Según Verónica Murguía, el impulso que la llevó a comenzar el proyecto de El cuarto jinete fue la segunda Guerra del Golfo, a principios de este siglo. La brutalidad y las mentiras sancionadas por la administración de George W. Bush y sus aliados le recordaron el siglo XIV, en el que la verdad acerca de la Peste no sólo parecía inalcanzable, sino que era constantemente estorbada por mentiras deliberadas y discursos de odio. El fanatismo de una época, explotado cínicamente para obtener beneficios económicos y políticos, abrazado por ignorancia y desesperación, reflejaba el de otra.
Sin embargo, además de que el libro requirió un largo tiempo de escritura, y pasó en ese lapso de una época a otra distinta de la geopolítica internacional, lo que toma del pasado para ofrecer a nuestro presente no es sólo una advertencia contra la desinformación. Podemos reírnos de los fanáticos de entonces, que evitaban bañarse “para honrar a Dios”, haciendo todavía peor la crisis sanitaria; podemos apreciar mejor la impotencia de muchos de nosotros ante los fanáticos antivacunas de ahora, cuya locura puede tener una explicación y un origen en angustias y sufrimientos reales, pero además de agravar enormemente las condiciones del mundo entero se liga con otros extremismos y, con ellos, nos está llevando a un retroceso de los derechos humanos y las libertades esenciales por todas partes.
No: la lección que ofrece El cuarto jinete, la alternativa que aún no tomamos ante el cataclismo de ahora, es otra, aparentemente muy simple: la compasión.

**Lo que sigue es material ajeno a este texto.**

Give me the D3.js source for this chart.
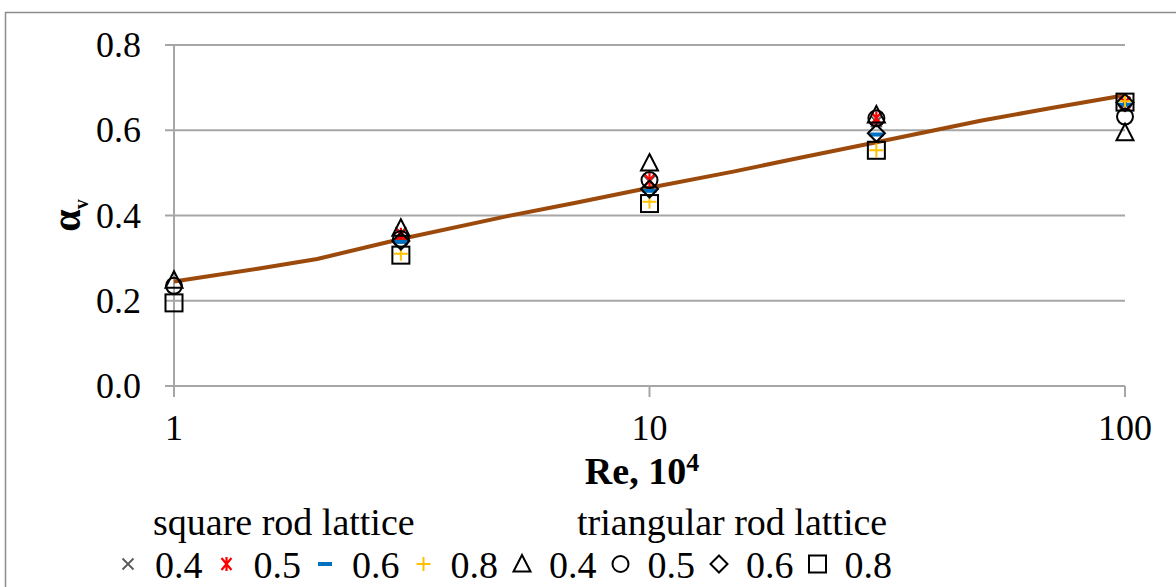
<!DOCTYPE html>
<html>
<head>
<meta charset="utf-8">
<script src="https://cdn.jsdelivr.net/npm/d3@7"></script>
<style>
  body { margin: 0; background: #fff; }
  svg { display: block; font-family: "Liberation Serif", "Times New Roman", serif; }
</style>
</head>
<body>
<div id="chart"></div>
<script>
// Reynolds numbers (x 10^4) where the measurements were taken
const re = [1, 3, 10, 30, 100];

// square rod lattice, by porosity
const sq04 = [null, 0.36, 0.48, 0.62, 0.665];
const sq05 = [null, 0.355, 0.483, 0.628, 0.665];
const sq06 = [null, 0.338, 0.458, 0.59, 0.66];
const sq08 = [null, 0.31, 0.432, 0.553, 0.668];

// triangular rod lattice, by porosity
const tr04 = [0.248, 0.37, 0.523, 0.636, 0.594];
const tr05 = [0.235, 0.345, 0.483, 0.628, 0.632];
const tr06 = [null, 0.34, 0.462, 0.593, 0.665];
const tr08 = [0.195, 0.307, 0.428, 0.553, 0.666];

// fitted curve
const curveRe = [1, 1.5, 2, 3, 5, 7, 10, 15, 20, 30, 50, 70, 100];
const curveAlpha = [0.245, 0.275, 0.298, 0.345, 0.398, 0.43, 0.465, 0.503, 0.532, 0.572, 0.623, 0.652, 0.682];

const xTicks = [1, 10, 100];
const yTicks = [0, 0.2, 0.4, 0.6, 0.8];

const series = [
    { label: '0.4', values: sq04, shape: 'x' },
    { label: '0.5', values: sq05, shape: 'star' },
    { label: '0.6', values: sq06, shape: 'dash' },
    { label: '0.8', values: sq08, shape: 'plus' },
    { label: '0.4', values: tr04, shape: 'triangle' },
    { label: '0.5', values: tr05, shape: 'circle' },
    { label: '0.6', values: tr06, shape: 'diamond' },
    { label: '0.8', values: tr08, shape: 'square' }
];

const width = 1176, height = 587;
const margin = { left: 174, right: 51, top: 45, bottom: 201 };

const svg = d3.select('#chart').append('svg')
    .attr('width', width)
    .attr('height', height);

// outer chart frame
svg.append('path')
    .attr('d', `M 5.5,${height} L 5.5,12.5 L ${width},12.5`)
    .style('fill', 'none')
    .style('stroke', '#8c8c8c')
    .style('stroke-width', 1.5);

const x = d3.scaleLog().domain([1, 100]).range([margin.left, width - margin.right]);
const y = d3.scaleLinear().domain([0, 0.8]).range([height - margin.bottom, margin.top]);

const gridColor = '#a6a6a6';

// horizontal gridlines, including the tick part left of the axis
svg.append('g')
    .selectAll('line')
    .data(yTicks)
    .enter()
    .append('line')
    .attr('x1', x(1) - 9)
    .attr('x2', x(100))
    .attr('y1', d => y(d))
    .attr('y2', d => y(d))
    .style('stroke', gridColor)
    .style('stroke-width', 2);

// vertical axis line, extending below as a tick
svg.append('line')
    .attr('x1', x(1)).attr('x2', x(1))
    .attr('y1', y(0.8)).attr('y2', y(0) + 11)
    .style('stroke', gridColor)
    .style('stroke-width', 2);

// x ticks at 10 and 100
svg.append('g')
    .selectAll('line')
    .data(xTicks.slice(1))
    .enter()
    .append('line')
    .attr('x1', d => x(d)).attr('x2', d => x(d))
    .attr('y1', y(0)).attr('y2', y(0) + 11)
    .style('stroke', gridColor)
    .style('stroke-width', 2);

// y tick labels
svg.append('g')
    .selectAll('text')
    .data(yTicks)
    .enter()
    .append('text')
    .attr('x', x(1) - 33)
    .attr('y', d => y(d) + 12)
    .attr('text-anchor', 'end')
    .style('font-size', '36px')
    .text(d => d3.format('.1f')(d));

// x tick labels
svg.append('g')
    .selectAll('text')
    .data(xTicks)
    .enter()
    .append('text')
    .attr('x', d => x(d))
    .attr('y', y(0) + 54)
    .attr('text-anchor', 'middle')
    .style('font-size', '36px')
    .text(d => d);

// axis titles
const xTitle = svg.append('text')
    .attr('x', 642)
    .attr('y', 484)
    .attr('text-anchor', 'middle')
    .style('font-size', '38px')
    .style('font-weight', 'bold')
    .text('Re, 10');
xTitle.append('tspan')
    .attr('dy', -13)
    .style('font-size', '26px')
    .text('4');

const yTitle = svg.append('text')
    .attr('transform', `translate(80,${y(0.4)}) rotate(-90)`)
    .attr('text-anchor', 'middle')
    .style('font-size', '40px')
    .style('font-weight', 'bold')
    .text('α');
yTitle.append('tspan')
    .attr('dy', 8)
    .style('font-size', '20px')
    .text('v');

// fitted curve
const line = d3.line()
    .x(d => x(d[0]))
    .y(d => y(d[1]));

svg.append('path')
    .datum(curveRe.map((r, i) => [r, curveAlpha[i]]))
    .attr('d', line)
    .style('fill', 'none')
    .style('stroke', '#9c4a0c')
    .style('stroke-width', 4)
    .style('stroke-linejoin', 'round');

// marker drawing helper, centred at 0,0
function drawMarker(g, shape) {
    if (shape === 'x') {
        g.append('path').attr('d', 'M -5.5,-5.5 L 5.5,5.5 M -5.5,5.5 L 5.5,-5.5')
            .style('stroke', '#595959').style('stroke-width', 1.8).style('fill', 'none');
    } else if (shape === 'star') {
        g.append('path').attr('d', 'M -5,-6 L 5,6 M -5,6 L 5,-6 M 0,-7 L 0,7')
            .style('stroke', '#ff0000').style('stroke-width', 2.2).style('fill', 'none');
    } else if (shape === 'dash') {
        g.append('rect').attr('x', -7).attr('y', -2).attr('width', 14).attr('height', 4)
            .style('fill', '#0070c0');
    } else if (shape === 'plus') {
        g.append('path').attr('d', 'M -7,0 L 7,0 M 0,-7 L 0,7')
            .style('stroke', '#ffc000').style('stroke-width', 2).style('fill', 'none');
    } else if (shape === 'triangle') {
        g.append('path').attr('d', 'M 0,-9 L 8.5,7.5 L -8.5,7.5 Z')
            .style('stroke', '#000').style('stroke-width', 2).style('fill', 'none');
    } else if (shape === 'circle') {
        g.append('circle').attr('r', 8)
            .style('stroke', '#000').style('stroke-width', 2).style('fill', 'none');
    } else if (shape === 'diamond') {
        g.append('path').attr('d', 'M 0,-8.5 L 8.5,0 L 0,8.5 L -8.5,0 Z')
            .style('stroke', '#000').style('stroke-width', 2).style('fill', 'none');
    } else if (shape === 'square') {
        g.append('rect').attr('x', -8.5).attr('y', -8.5).attr('width', 17).attr('height', 17)
            .style('stroke', '#000').style('stroke-width', 2).style('fill', 'none');
    }
}

// data markers, series in order so later ones sit on top
series.forEach(s => {
    const pts = re.map((r, i) => [r, s.values[i]]).filter(d => d[1] !== null);
    svg.append('g')
        .selectAll('g')
        .data(pts)
        .enter()
        .append('g')
        .attr('transform', d => `translate(${x(d[0])},${y(d[1])})`)
        .each(function () { drawMarker(d3.select(this), s.shape); });
});

// legend
svg.append('text').attr('x', 153).attr('y', 535)
    .style('font-size', '38px').text('square rod lattice');
svg.append('text').attr('x', 577).attr('y', 535)
    .style('font-size', '38px').text('triangular rod lattice');

const legendStep = 98.5;
series.forEach((s, i) => {
    const lx = 128 + i * legendStep;
    const g = svg.append('g').attr('transform', `translate(${lx},564)`);
    drawMarker(g, s.shape);
    svg.append('text')
        .attr('x', lx + 27)
        .attr('y', 578)
        .style('font-size', '38px')
        .text(s.label);
});
</script>
</body>
</html>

El diccionario define compasión como “Sentimiento de pena, de ternura y de identificación ante los males de alguien”. No es tan difícil de provocar como podría parecer, pero es que nuestra época no lo acepta de buen grado. Los tiempos de incertidumbre nunca son hospitalarios para el acercamiento entre los seres humanos, y menos uno en el que las formas de relación social favorecen la competencia y las interacciones agresivas. Y, sin embargo, como entrevé Marie la cicatricera –el personaje más entrañable de la novela, una mujer que se empeña en ayudar a otros y en encontrar la belleza a su alrededor a pesar de tenerlo todo en contra–, lo que puede salvarla, y si no a ella al mundo que la rodea, es la conciencia de los otros. Los demás: aquellos que también padecen a su alrededor, encerrados en su miedo y sus visiones incompletas de lo real.
Salir de ellas, acercarnos al mero contacto cercano con alguien: acompañar para sobrevivir. El cuarto jinete lo recuerda, como tiene que hacerse constantemente en cada lengua y cada siglo, y además (anoto) lo hace con un trabajo extraordinario del idioma, un estilo que parece atemporal y comunica las distancias y las proximidades que todos los seres humanos podemos experimentar.